Was habt ihr gegen die H100 sie kühlt besser wie die manche Kühler .... Lautstärke der Lüfter ist Katastrophal das stimmt aber 2 neue drauf zb welche von Noctua und dann hat man einen sehr guten Kühler der auch sehr Leise ist. Gut preislich ist der natürlich was Teurer wie manch andere Kühler, aber dennoch paar Grad Kühler. Sind zwar nur paar grad, aber beim Übertakten spielt das ne Große Rolle. 

Klar gibts Luftkühler die fast genau so gut Kühlen wie die H100 oder vllt Besser aber Ich wollt auch nicht so einen Rießen Klotz mitten im Rechner haben deswegen auch den H100.


----------



## ich111 (3. August 2012)

*AW: CPU Kühlerempfehlung Sockel 1155*

Ein Lüftkühler lebt auch ewig, da muss man nur mal die Lüfter tauschen wenn das Lager kaputt ist, hat die Kompaktwasserkühlung hingegen ein Leck kann man die Komplette wegwerfen, das gleiche gilt für die Pumpe, die zwangsläufig irgendwann ausfällt


----------



## Interstate67 (3. August 2012)

*AW: CPU Kühlerempfehlung Sockel 1155*

Danke für die Empfehlungen soweit.Habe jetzt auch mal nachgemessen die Module sind 4,5 cm hoch (Ripjaws-X) , weil das ist ja nach wie vor der Dreh und Angelpunkt.


----------



## Seabound (3. August 2012)

cemo schrieb:
			
		

> Was habt ihr gegen die H100 sie kühlt besser wie die manche Kühler .... Lautstärke der Lüfter ist Katastrophal das stimmt aber 2 neue drauf zb welche von Noctua und dann hat man einen sehr guten Kühler



Wenn nur alle Lüfter passen würden.
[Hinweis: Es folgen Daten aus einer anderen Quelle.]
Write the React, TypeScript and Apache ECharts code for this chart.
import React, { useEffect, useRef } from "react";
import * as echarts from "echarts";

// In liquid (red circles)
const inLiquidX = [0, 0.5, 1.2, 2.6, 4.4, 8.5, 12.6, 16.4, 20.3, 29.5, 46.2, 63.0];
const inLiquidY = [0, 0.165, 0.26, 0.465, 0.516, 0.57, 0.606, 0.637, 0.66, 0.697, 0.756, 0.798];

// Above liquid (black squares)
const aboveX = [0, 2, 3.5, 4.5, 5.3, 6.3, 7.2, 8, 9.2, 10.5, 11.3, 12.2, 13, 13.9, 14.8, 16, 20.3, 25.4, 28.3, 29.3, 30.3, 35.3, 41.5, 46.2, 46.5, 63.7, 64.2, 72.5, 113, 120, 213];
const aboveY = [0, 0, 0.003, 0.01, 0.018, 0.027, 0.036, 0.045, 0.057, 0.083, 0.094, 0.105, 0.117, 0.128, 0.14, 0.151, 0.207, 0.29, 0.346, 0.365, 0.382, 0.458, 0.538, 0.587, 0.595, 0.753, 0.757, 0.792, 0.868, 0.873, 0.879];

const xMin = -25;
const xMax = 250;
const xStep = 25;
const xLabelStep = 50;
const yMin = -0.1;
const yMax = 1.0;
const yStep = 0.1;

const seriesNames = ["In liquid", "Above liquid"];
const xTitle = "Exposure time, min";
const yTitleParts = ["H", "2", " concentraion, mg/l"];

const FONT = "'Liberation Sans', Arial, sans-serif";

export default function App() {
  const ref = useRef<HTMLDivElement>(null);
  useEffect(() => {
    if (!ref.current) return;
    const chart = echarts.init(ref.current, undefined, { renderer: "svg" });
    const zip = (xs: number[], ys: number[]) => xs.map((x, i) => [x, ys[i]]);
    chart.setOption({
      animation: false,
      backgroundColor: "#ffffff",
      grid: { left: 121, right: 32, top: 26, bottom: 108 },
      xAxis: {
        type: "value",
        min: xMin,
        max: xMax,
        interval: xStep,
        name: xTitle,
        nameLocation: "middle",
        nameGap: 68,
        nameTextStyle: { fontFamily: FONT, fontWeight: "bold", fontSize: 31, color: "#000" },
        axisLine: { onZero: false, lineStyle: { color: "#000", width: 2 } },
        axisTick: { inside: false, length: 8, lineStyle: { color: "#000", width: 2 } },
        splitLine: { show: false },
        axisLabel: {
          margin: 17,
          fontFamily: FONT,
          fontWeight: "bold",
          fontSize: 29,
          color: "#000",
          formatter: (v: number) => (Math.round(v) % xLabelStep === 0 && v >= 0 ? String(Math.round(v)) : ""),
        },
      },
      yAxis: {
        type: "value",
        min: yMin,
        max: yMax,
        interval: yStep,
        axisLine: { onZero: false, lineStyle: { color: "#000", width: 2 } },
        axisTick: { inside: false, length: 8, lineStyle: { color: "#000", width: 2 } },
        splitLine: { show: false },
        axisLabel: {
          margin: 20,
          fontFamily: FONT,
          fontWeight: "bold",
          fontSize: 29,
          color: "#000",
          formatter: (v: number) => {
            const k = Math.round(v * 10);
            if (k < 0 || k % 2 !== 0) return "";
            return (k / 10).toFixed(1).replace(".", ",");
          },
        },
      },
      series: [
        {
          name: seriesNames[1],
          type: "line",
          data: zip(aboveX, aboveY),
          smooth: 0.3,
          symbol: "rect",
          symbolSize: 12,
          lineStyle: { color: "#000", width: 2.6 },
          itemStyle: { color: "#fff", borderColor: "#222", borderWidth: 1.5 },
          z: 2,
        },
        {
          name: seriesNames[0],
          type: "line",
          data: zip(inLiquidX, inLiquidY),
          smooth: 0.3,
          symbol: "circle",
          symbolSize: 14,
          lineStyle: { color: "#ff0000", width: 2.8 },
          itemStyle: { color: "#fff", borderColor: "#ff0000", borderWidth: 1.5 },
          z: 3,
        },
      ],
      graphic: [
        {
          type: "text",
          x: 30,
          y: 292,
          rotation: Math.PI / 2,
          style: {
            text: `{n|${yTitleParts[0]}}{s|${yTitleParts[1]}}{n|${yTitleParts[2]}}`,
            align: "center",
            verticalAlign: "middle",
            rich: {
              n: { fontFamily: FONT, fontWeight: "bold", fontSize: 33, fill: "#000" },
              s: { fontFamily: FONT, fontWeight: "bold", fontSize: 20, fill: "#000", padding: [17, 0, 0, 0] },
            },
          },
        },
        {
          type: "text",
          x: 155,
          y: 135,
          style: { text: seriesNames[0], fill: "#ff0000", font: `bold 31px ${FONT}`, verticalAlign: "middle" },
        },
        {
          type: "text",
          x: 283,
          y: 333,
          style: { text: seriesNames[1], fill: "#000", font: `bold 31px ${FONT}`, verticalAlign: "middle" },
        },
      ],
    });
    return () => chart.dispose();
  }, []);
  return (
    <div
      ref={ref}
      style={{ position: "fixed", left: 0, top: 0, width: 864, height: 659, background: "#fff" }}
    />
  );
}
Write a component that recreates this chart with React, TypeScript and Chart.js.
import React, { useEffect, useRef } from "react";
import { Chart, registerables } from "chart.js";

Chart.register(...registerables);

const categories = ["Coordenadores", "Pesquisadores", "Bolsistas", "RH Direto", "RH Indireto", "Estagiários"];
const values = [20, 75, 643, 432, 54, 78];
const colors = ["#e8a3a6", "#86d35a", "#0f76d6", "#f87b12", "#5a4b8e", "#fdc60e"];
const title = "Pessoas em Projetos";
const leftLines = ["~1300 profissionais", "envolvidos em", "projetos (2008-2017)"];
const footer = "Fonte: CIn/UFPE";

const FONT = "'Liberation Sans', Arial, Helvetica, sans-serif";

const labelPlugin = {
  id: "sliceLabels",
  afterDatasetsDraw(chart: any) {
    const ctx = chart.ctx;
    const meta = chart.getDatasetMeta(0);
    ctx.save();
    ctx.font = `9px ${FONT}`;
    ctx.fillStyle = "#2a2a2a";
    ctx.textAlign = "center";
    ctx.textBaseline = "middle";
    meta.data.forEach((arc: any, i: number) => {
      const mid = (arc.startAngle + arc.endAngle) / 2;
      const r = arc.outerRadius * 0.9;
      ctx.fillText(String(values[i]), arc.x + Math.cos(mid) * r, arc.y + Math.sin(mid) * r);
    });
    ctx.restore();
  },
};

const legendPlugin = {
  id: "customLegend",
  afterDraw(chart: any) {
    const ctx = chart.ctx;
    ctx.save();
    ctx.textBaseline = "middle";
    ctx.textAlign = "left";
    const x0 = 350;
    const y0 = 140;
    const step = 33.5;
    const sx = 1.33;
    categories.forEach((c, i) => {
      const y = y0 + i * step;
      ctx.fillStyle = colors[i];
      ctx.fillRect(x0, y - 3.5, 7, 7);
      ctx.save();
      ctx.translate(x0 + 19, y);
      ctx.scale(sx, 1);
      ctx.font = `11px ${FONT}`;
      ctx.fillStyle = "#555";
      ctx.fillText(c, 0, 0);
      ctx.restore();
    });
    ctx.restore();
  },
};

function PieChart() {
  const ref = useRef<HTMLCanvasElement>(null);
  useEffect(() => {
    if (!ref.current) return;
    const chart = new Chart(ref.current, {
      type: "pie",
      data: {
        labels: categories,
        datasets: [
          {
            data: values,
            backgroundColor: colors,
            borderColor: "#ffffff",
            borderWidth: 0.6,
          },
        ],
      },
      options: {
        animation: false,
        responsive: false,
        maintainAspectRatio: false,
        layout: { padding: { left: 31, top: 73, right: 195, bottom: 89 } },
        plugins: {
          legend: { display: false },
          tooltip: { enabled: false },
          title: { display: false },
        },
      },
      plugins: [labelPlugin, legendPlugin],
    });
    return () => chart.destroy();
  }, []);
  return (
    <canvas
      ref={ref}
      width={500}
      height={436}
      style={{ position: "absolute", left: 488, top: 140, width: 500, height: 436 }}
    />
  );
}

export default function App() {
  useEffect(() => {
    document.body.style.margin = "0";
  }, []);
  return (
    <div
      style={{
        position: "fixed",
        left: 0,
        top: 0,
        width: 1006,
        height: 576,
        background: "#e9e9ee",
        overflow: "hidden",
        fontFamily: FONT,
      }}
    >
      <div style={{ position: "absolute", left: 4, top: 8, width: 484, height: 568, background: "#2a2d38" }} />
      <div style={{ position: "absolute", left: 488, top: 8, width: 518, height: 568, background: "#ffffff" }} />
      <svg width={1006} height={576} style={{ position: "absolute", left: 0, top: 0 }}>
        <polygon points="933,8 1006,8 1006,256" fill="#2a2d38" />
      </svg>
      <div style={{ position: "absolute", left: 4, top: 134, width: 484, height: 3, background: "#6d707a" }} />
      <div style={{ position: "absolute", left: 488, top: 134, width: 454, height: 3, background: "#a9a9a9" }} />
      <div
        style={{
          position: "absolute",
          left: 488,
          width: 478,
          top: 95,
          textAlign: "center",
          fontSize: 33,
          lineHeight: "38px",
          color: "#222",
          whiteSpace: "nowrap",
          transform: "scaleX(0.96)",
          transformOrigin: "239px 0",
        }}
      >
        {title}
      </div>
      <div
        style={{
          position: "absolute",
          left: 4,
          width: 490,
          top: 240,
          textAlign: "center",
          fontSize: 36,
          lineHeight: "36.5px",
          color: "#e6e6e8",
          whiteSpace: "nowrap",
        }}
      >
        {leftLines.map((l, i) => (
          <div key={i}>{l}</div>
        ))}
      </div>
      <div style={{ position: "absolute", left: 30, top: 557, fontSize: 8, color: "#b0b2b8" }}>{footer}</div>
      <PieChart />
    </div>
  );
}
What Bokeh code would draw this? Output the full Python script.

Aber man braucht ja welche mit nem bestimmten Rahmen und dann wird die Auswahl auch schon wieder sehr klein...


----------



## Interstate67 (3. August 2012)

*AW: CPU Kühlerempfehlung Sockel 1155*

Wirklich weiter , bin ich noch nicht.Hat zufällig jeman das Scythe Mugen 3 oder den Alp. Matterhorn auf einem Asus P8Z77 verbaut und kann mir sagen , wie das mit dem Abstand vom Lüfter  zum MB Boden aussieht?


----------



## DieMangoKiwi (3. August 2012)

*AW: CPU Kühlerempfehlung Sockel 1155*

Wenn du sehr hohe RAM-Kühler hast kannst du dir einen Slim-Tower ansehen.

Der Alpenföhn Himalaya oder Prolimatech Armageddon sind sehr gut.


----------



## Seabound (3. August 2012)

*AW: CPU Kühlerempfehlung Sockel 1155*



DieMangoKiwi schrieb:


> Wenn du sehr hohe RAM-Kühler hast kannst du dir einen Slim-Tower ansehen.
> 
> ... oder Prolimatech Armageddon sind sehr gut.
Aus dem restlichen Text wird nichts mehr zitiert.